During week one, a new hire’s onboarding focuses on PepsiCo’s history, corporate culture and structure, compliance requirements, strategic planning, and business priorities. Week two is an overview of the global procurement functions and how to work with suppliers. Week three drills down into contracting, bid analysis and negotiations. Week four focuses on finance and the new employee’s potential career path in PepsiCo, according to Hansen

The process of organizing and designing the PepsiCo’s onboarding system went quickly, according to Hansen. A team from Appical flew out to PepsiCo University’s Dallas, Texas, offices, and the soft drink giant’s procurement team went over its wealth of education materials -- many of which were paper-based and stored in binders -- and peppered Appical with ideas on how to best present the information. After one month, a pilot worthy version of the pre- and onboarding software was made available for new procurement hires to download and use for the four-week course. During the pilot program Appical engineers would tweak the system per PepsiCo suggestions.

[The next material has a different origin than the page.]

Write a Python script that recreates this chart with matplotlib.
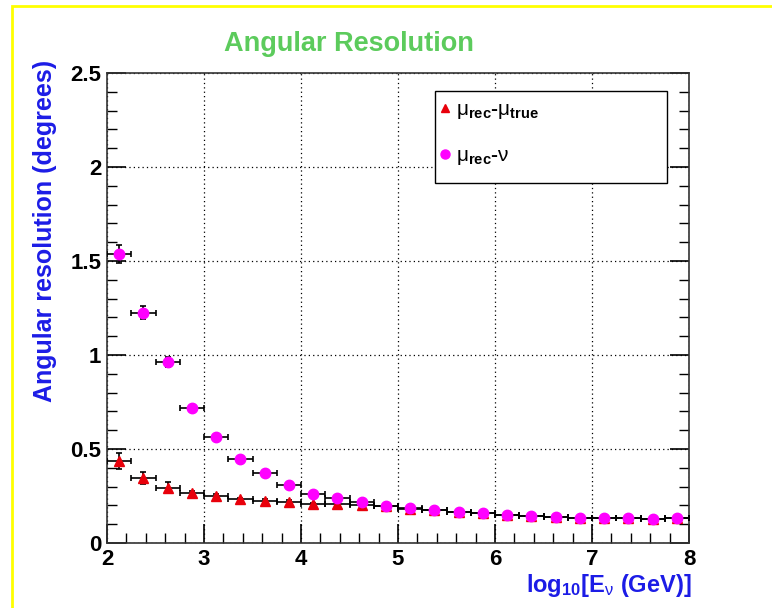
import matplotlib
matplotlib.use("Agg")
import matplotlib.pyplot as plt
from matplotlib.lines import Line2D
from matplotlib.patches import Rectangle
from matplotlib.ticker import MultipleLocator

plt.rcParams['font.family'] = ['Liberation Sans', 'DejaVu Sans']
plt.rcParams['mathtext.fontset'] = 'custom'
plt.rcParams['mathtext.rm'] = 'Liberation Sans'
plt.rcParams['mathtext.bf'] = 'Liberation Sans:bold'
plt.rcParams['mathtext.it'] = 'Liberation Sans:italic'

# bin centres in log10(E/GeV), bin half-width
log_e = [2.125, 2.375, 2.625, 2.875, 3.125, 3.375, 3.625, 3.875,
         4.125, 4.375, 4.625, 4.875, 5.125, 5.375, 5.625, 5.875,
         6.125, 6.375, 6.625, 6.875, 7.125, 7.375, 7.625, 7.875]
half_width = 0.125

mu_true = [0.436, 0.347, 0.294, 0.264, 0.250, 0.232, 0.225, 0.220,
           0.207, 0.206, 0.203, 0.195, 0.183, 0.175, 0.163, 0.157,
           0.149, 0.143, 0.137, 0.133, 0.133, 0.132, 0.129, 0.131]
mu_true_err = [0.045, 0.033, 0.028, 0.015, 0.01, 0.01, 0.01, 0.01,
               0.008, 0.008, 0.008, 0.006, 0.006, 0.006, 0.005, 0.005,
               0.005, 0.005, 0.005, 0.005, 0.005, 0.005, 0.005, 0.005]

mu_nu = [1.536, 1.225, 0.961, 0.716, 0.565, 0.448, 0.374, 0.309,
         0.261, 0.241, 0.216, 0.197, 0.184, 0.176, 0.163, 0.158,
         0.149, 0.144, 0.138, 0.133, 0.133, 0.133, 0.129, 0.133]
mu_nu_err = [0.047, 0.033, 0.027, 0.015, 0.01, 0.01, 0.01, 0.01,
             0.008, 0.008, 0.008, 0.006, 0.006, 0.006, 0.005, 0.005,
             0.005, 0.005, 0.005, 0.005, 0.005, 0.005, 0.005, 0.005]

label_true = r'$\mathrm{μ}_{\mathbf{rec}}$-$\mathrm{μ}_{\mathbf{true}}$'
label_nu = r'$\mathrm{μ}_{\mathbf{rec}}$-$\mathrm{ν}$'

fig = plt.figure(figsize=(7.72, 6.08), dpi=100)
fig.patch.set_facecolor('white')
# yellow frame
fig.patches.append(Rectangle((12/772, -0.01), 1.0, 1 - 6/608 + 0.01,
                             transform=fig.transFigure, fill=False,
                             edgecolor='#ffff00', linewidth=2.0, zorder=0))

ax = fig.add_axes([107/772, 1 - 543/608, 582/772, 470/608])

ax.errorbar(log_e, mu_true, xerr=half_width, yerr=mu_true_err, fmt='^',
            color='#e8000b', markersize=6.5, ecolor='black', elinewidth=1.2,
            capsize=2.5, capthick=1.2, zorder=3)
ax.errorbar(log_e, mu_nu, xerr=half_width, yerr=mu_nu_err, fmt='o',
            color='#ff00ff', markersize=7.5, ecolor='black', elinewidth=1.2,
            capsize=2.5, capthick=1.2, zorder=4)

ax.set_xlim(2, 8)
ax.set_ylim(0, 2.5)
ax.xaxis.set_major_locator(MultipleLocator(1))
ax.xaxis.set_minor_locator(MultipleLocator(0.2))
ax.yaxis.set_major_locator(MultipleLocator(0.5))
ax.yaxis.set_minor_locator(MultipleLocator(0.1))
ax.set_yticks([0, 0.5, 1, 1.5, 2, 2.5])
ax.set_yticklabels(['0', '0.5', '1', '1.5', '2', '2.5'])
ax.tick_params(which='both', direction='in', left=True, right=True,
               bottom=True, top=False, color='black')
ax.tick_params(which='major', length=14, width=1.2, labelsize=16, pad=4)
ax.tick_params(which='minor', length=7, width=1.0)
for lab in ax.get_xticklabels() + ax.get_yticklabels():
    lab.set_fontweight('bold')
ax.grid(True, which='major', linestyle=(0, (1, 2.5)), color='black', linewidth=0.9)
for s in ax.spines.values():
    s.set_linewidth(1.2)
    s.set_color('#333333')

fig.text(349/772, 1 - 44/608, 'Angular Resolution',
         color='#5ccb5c', fontsize=19.5, fontweight='bold', ha='center', va='center')
fig.text(45/772, 1 - 231/608, 'Angular resolution (degrees)', rotation=90,
         color='#1c1ce6', fontsize=18, fontweight='bold', ha='center', va='center')
fig.text(692/772, 1 - 572/608, r'log$_{\mathbf{10}}$[E$_{\mathrm{ν}}$ (GeV)]',
         color='#1c1ce6', fontsize=17, fontweight='bold', ha='right', va='top')

# legend frame
ax.add_patch(Rectangle(((435 - 107) / 582, (543 - 183) / 470), (667 - 435) / 582,
                       (183 - 91) / 470, transform=ax.transAxes, facecolor='white',
                       edgecolor='black', linewidth=1.0, zorder=5))
handles = [Line2D([], [], marker='^', color='#e8000b', linestyle='none', markersize=6),
           Line2D([], [], marker='o', color='#ff00ff', linestyle='none', markersize=6.5)]
leg = ax.legend(handles, [label_true, label_nu],
                bbox_to_anchor=((439 - 107) / 582, (543 - 100) / 470),
                loc='upper left', frameon=False, fontsize=15, labelspacing=1.2,
                borderpad=0, handletextpad=0.2, handlelength=0.6, borderaxespad=0)
leg.set_zorder(6)
for t in leg.get_texts():
    t.set_fontweight('bold')

fig.savefig('out.png', dpi=100, facecolor='white')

PepsiCo now sees onboarding is not just a way to efficiently get new employees into PepsiCo’s work stream, but also sees it as a way to retain newly acquired talent.

“We have maybe a hundred new people coming in every year and while that doesn't sound like a big deal, we want to keep them. We think a good onboarding program is a big part of retention,” says Hansen. “If they came in the right way and had connections to other people then you can retain employees and get them to be productive faster. You could accelerate the learning curve.”